• [Figure scripts]:
* Start *
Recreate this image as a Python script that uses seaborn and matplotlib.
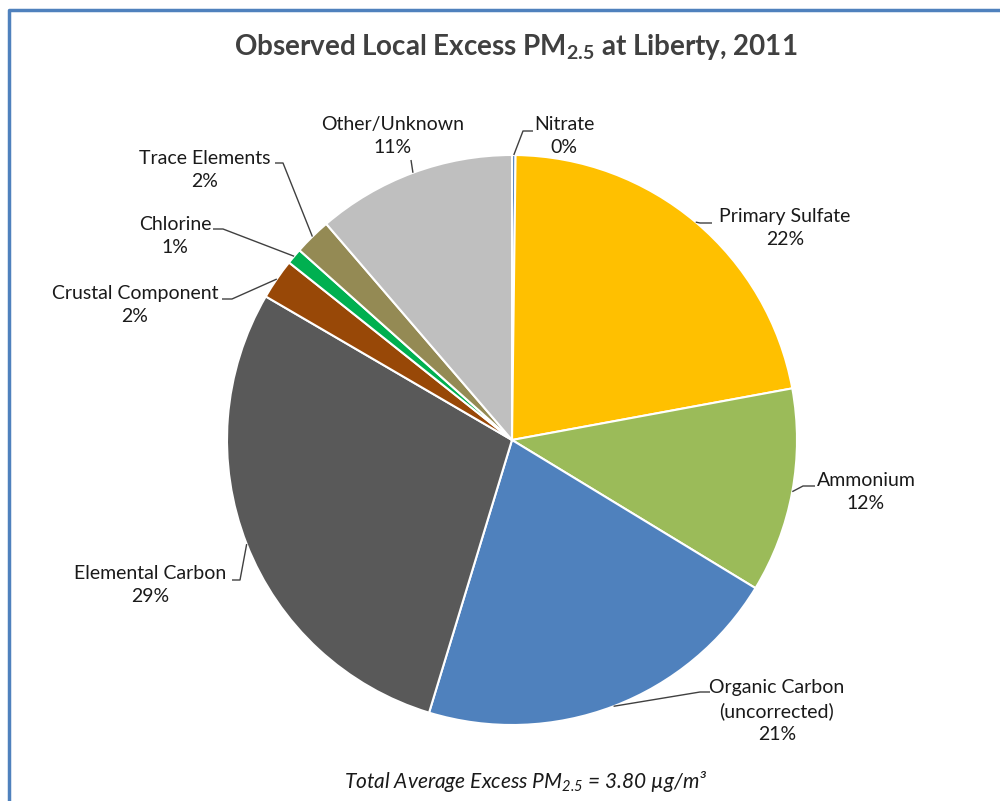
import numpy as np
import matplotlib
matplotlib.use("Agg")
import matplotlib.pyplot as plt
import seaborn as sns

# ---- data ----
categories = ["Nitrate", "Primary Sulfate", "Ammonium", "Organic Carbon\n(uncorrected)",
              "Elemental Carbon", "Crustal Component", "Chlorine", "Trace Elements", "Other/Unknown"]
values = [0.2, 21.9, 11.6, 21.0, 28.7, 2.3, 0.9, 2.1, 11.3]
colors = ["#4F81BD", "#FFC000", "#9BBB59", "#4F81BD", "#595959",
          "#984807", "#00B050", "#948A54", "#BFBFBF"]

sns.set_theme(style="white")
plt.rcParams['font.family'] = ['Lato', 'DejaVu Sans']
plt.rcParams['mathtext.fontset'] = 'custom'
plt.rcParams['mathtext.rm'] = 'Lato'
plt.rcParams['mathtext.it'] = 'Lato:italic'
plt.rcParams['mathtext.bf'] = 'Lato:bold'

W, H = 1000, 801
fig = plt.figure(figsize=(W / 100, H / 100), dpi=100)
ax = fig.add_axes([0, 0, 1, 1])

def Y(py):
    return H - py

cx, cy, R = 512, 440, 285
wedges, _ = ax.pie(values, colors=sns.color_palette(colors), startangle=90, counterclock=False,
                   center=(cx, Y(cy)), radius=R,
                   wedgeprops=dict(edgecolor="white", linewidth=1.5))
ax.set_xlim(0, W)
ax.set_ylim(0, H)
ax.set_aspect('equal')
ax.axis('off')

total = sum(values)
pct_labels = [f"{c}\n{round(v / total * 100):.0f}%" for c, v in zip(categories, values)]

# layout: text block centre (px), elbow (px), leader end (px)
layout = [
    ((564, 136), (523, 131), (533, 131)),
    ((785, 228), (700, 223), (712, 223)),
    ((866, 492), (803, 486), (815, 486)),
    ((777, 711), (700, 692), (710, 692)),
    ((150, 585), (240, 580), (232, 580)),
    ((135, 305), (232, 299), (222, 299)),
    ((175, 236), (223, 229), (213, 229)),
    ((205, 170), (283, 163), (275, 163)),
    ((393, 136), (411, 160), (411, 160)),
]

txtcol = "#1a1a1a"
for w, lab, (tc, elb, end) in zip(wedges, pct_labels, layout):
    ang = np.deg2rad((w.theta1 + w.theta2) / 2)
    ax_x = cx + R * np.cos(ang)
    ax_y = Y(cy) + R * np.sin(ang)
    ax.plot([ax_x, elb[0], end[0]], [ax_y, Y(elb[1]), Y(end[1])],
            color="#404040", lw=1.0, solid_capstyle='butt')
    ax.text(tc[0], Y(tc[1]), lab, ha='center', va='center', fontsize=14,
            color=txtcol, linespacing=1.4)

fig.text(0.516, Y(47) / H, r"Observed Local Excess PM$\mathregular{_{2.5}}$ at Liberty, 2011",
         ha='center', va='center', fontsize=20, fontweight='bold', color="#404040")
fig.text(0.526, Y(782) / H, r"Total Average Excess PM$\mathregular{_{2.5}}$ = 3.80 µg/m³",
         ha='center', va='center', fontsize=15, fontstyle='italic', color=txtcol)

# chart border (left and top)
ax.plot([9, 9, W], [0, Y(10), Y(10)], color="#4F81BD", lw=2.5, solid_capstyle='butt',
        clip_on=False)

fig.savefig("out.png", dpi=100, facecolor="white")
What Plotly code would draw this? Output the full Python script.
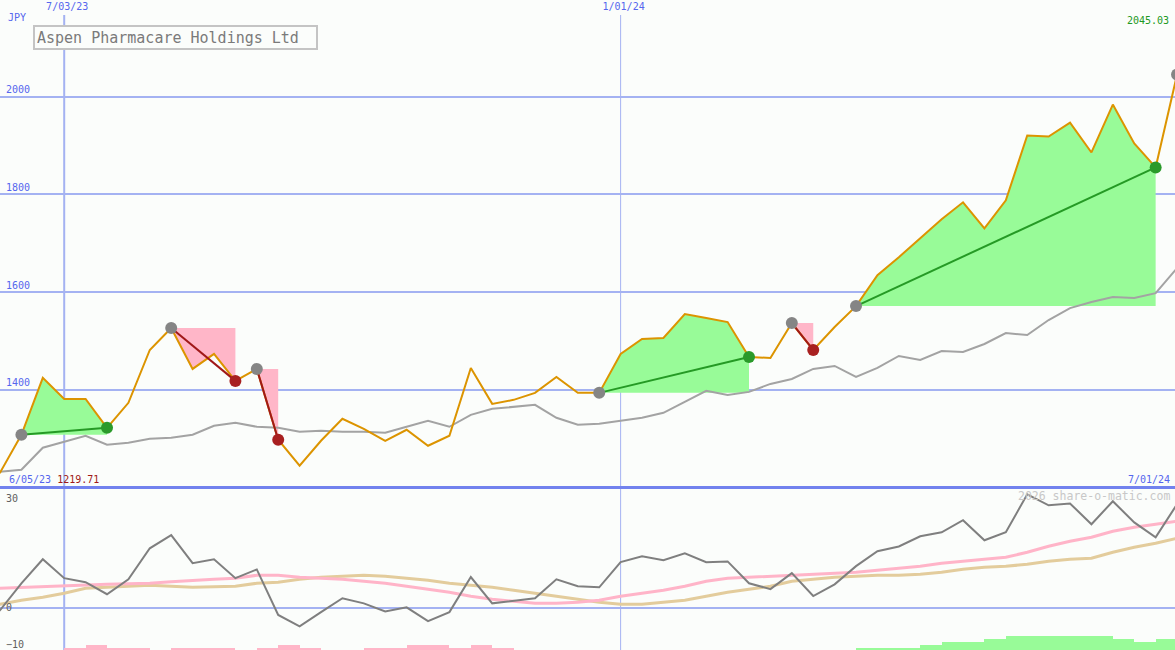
* End *
• [WHAT IS EXPECTED]:
Set the lines above down again, word for word, from the first through the one containing "ax = fig.add_axes([0, 0, 1, 1])"; pictures excluded.

• [REPLY TO THE EXERCISE]:
Recreate this image as a Python script that uses seaborn and matplotlib.
import numpy as np
import matplotlib
matplotlib.use("Agg")
import matplotlib.pyplot as plt
import seaborn as sns

# ---- data ----
categories = ["Nitrate", "Primary Sulfate", "Ammonium", "Organic Carbon\n(uncorrected)",
              "Elemental Carbon", "Crustal Component", "Chlorine", "Trace Elements", "Other/Unknown"]
values = [0.2, 21.9, 11.6, 21.0, 28.7, 2.3, 0.9, 2.1, 11.3]
colors = ["#4F81BD", "#FFC000", "#9BBB59", "#4F81BD", "#595959",
          "#984807", "#00B050", "#948A54", "#BFBFBF"]

sns.set_theme(style="white")
plt.rcParams['font.family'] = ['Lato', 'DejaVu Sans']
plt.rcParams['mathtext.fontset'] = 'custom'
plt.rcParams['mathtext.rm'] = 'Lato'
plt.rcParams['mathtext.it'] = 'Lato:italic'
plt.rcParams['mathtext.bf'] = 'Lato:bold'

W, H = 1000, 801
fig = plt.figure(figsize=(W / 100, H / 100), dpi=100)
ax = fig.add_axes([0, 0, 1, 1])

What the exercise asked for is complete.